**DATA SEGMENT**:
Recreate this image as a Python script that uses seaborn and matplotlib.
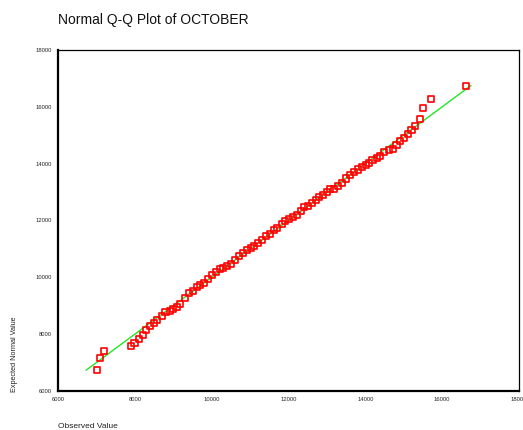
import matplotlib
matplotlib.use("Agg")
import matplotlib.pyplot as plt
import seaborn as sns
import pandas as pd

# Observed (sorted) values and their expected normal values
observed = [7007, 7093, 7190, 7900, 7996, 8108, 8205, 8291, 8403, 8491,
            8585, 8707, 8803, 8908, 9001, 9098, 9183, 9298, 9402, 9514,
            9618, 9696, 9800, 9905, 10001, 10105, 10217, 10303, 10407, 10503,
            10600, 10719, 10823, 10928, 11016, 11110, 11206, 11310, 11414, 11518,
            11615, 11708, 11823, 11909, 12013, 12117, 12213, 12325, 12411, 12508,
            12612, 12708, 12802, 12906, 13010, 13088, 13192, 13281, 13385, 13489,
            13601, 13705, 13817, 13913, 14017, 14103, 14186, 14304, 14390, 14494,
            14616, 14712, 14816, 14902, 15006, 15103, 15197, 15301, 15415, 15509,
            15717, 16613]
expected = [6728, 7161, 7408, 7573, 7700, 7840, 7981, 8136, 8298, 8382,
            8498, 8639, 8769, 8826, 8875, 8967, 9072, 9273, 9449, 9530,
            9649, 9720, 9801, 9931, 10071, 10177, 10293, 10328, 10388, 10480,
            10599, 10751, 10846, 10962, 11043, 11113, 11208, 11303, 11454, 11525,
            11655, 11747, 11866, 11982, 12042, 12134, 12204, 12324, 12464, 12521,
            12626, 12711, 12837, 12908, 13003, 13098, 13119, 13225, 13309, 13478,
            13612, 13700, 13795, 13893, 13953, 14034, 14129, 14189, 14280, 14403,
            14481, 14527, 14646, 14798, 14914, 15044, 15174, 15325, 15572, 15969,
            16286, 16744]
line_x = [6730, 16750]
line_y = [6730, 16750]
ticks = [6000, 8000, 10000, 12000, 14000, 16000, 18000]

sns.set_style("white")
plt.rcParams['font.family'] = ['Liberation Sans', 'DejaVu Sans']

df = pd.DataFrame({"Observed Value": observed, "Expected Normal Value": expected})
ldf = pd.DataFrame({"x": line_x, "y": line_y})

fig = plt.figure(figsize=(5.23, 4.30), dpi=100)
ax = fig.add_axes([58/523, 39/430, 461/523, 341/430])

sns.lineplot(data=ldf, x="x", y="y", ax=ax, color="#22e622", linewidth=1.0)
sns.scatterplot(data=df, x="Observed Value", y="Expected Normal Value", ax=ax,
                marker="s", s=21, facecolor="none", edgecolor="#ff0000",
                linewidth=1.2, zorder=3)

ax.set_xlim(6000, 18000)
ax.set_ylim(6000, 18000)
ax.set_xticks(ticks)
ax.set_yticks(ticks)
ax.set_xticklabels([str(t) for t in ticks])
ax.set_yticklabels([str(t) for t in ticks])
ax.tick_params(axis="both", which="major", labelsize=4.2, length=2.5, width=2,
               direction="inout", color="black", pad=3)
ax.set_xlabel("")
ax.set_ylabel("")

for side in ["left", "bottom"]:
    ax.spines[side].set_linewidth(1.6)
    ax.spines[side].set_color("black")
for side in ["top", "right"]:
    ax.spines[side].set_linewidth(0.9)
    ax.spines[side].set_color("black")
    ax.spines[side].set_visible(True)

fig.text(58/523, 1 - 20/430, "Normal Q-Q Plot of OCTOBER", fontsize=10,
         ha="left", va="center", color="#111111")
fig.text(58/523, 1 - 426/430, "Observed Value", fontsize=6,
         ha="left", va="center", color="#222222")
fig.text(14/523, 1 - 354/430, "Expected Normal Value", fontsize=5.2,
         ha="center", va="center", rotation=90, color="#222222")

fig.savefig("out.png", dpi=100)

**EXERCISE BRIEF**: Go through the material above and print all of it exactly, except the pictures.

**REPLY TO THE EXERCISE**:
Recreate this image as a Python script that uses seaborn and matplotlib.
import matplotlib
matplotlib.use("Agg")
import matplotlib.pyplot as plt
import seaborn as sns
import pandas as pd

# Observed (sorted) values and their expected normal values
observed = [7007, 7093, 7190, 7900, 7996, 8108, 8205, 8291, 8403, 8491,
            8585, 8707, 8803, 8908, 9001, 9098, 9183, 9298, 9402, 9514,
            9618, 9696, 9800, 9905, 10001, 10105, 10217, 10303, 10407, 10503,
            10600, 10719, 10823, 10928, 11016, 11110, 11206, 11310, 11414, 11518,
            11615, 11708, 11823, 11909, 12013, 12117, 12213, 12325, 12411, 12508,
            12612, 12708, 12802, 12906, 13010, 13088, 13192, 13281, 13385, 13489,
            13601, 13705, 13817, 13913, 14017, 14103, 14186, 14304, 14390, 14494,
            14616, 14712, 14816, 14902, 15006, 15103, 15197, 15301, 15415, 15509,
            15717, 16613]
expected = [6728, 7161, 7408, 7573, 7700, 7840, 7981, 8136, 8298, 8382,
            8498, 8639, 8769, 8826, 8875, 8967, 9072, 9273, 9449, 9530,
            9649, 9720, 9801, 9931, 10071, 10177, 10293, 10328, 10388, 10480,
            10599, 10751, 10846, 10962, 11043, 11113, 11208, 11303, 11454, 11525,
            11655, 11747, 11866, 11982, 12042, 12134, 12204, 12324, 12464, 12521,
            12626, 12711, 12837, 12908, 13003, 13098, 13119, 13225, 13309, 13478,
            13612, 13700, 13795, 13893, 13953, 14034, 14129, 14189, 14280, 14403,
            14481, 14527, 14646, 14798, 14914, 15044, 15174, 15325, 15572, 15969,
            16286, 16744]
line_x = [6730, 16750]
line_y = [6730, 16750]
ticks = [6000, 8000, 10000, 12000, 14000, 16000, 18000]

sns.set_style("white")
plt.rcParams['font.family'] = ['Liberation Sans', 'DejaVu Sans']

df = pd.DataFrame({"Observed Value": observed, "Expected Normal Value": expected})
ldf = pd.DataFrame({"x": line_x, "y": line_y})

fig = plt.figure(figsize=(5.23, 4.30), dpi=100)
ax = fig.add_axes([58/523, 39/430, 461/523, 341/430])

sns.lineplot(data=ldf, x="x", y="y", ax=ax, color="#22e622", linewidth=1.0)
sns.scatterplot(data=df, x="Observed Value", y="Expected Normal Value", ax=ax,
                marker="s", s=21, facecolor="none", edgecolor="#ff0000",
                linewidth=1.2, zorder=3)

ax.set_xlim(6000, 18000)
ax.set_ylim(6000, 18000)
ax.set_xticks(ticks)
ax.set_yticks(ticks)
ax.set_xticklabels([str(t) for t in ticks])
ax.set_yticklabels([str(t) for t in ticks])
ax.tick_params(axis="both", which="major", labelsize=4.2, length=2.5, width=2,
               direction="inout", color="black", pad=3)
ax.set_xlabel("")
ax.set_ylabel("")

for side in ["left", "bottom"]:
    ax.spines[side].set_linewidth(1.6)
    ax.spines[side].set_color("black")
for side in ["top", "right"]:
    ax.spines[side].set_linewidth(0.9)
    ax.spines[side].set_color("black")
    ax.spines[side].set_visible(True)

fig.text(58/523, 1 - 20/430, "Normal Q-Q Plot of OCTOBER", fontsize=10,
         ha="left", va="center", color="#111111")
fig.text(58/523, 1 - 426/430, "Observed Value", fontsize=6,
         ha="left", va="center", color="#222222")
fig.text(14/523, 1 - 354/430, "Expected Normal Value", fontsize=5.2,
         ha="center", va="center", rotation=90, color="#222222")

fig.savefig("out.png", dpi=100)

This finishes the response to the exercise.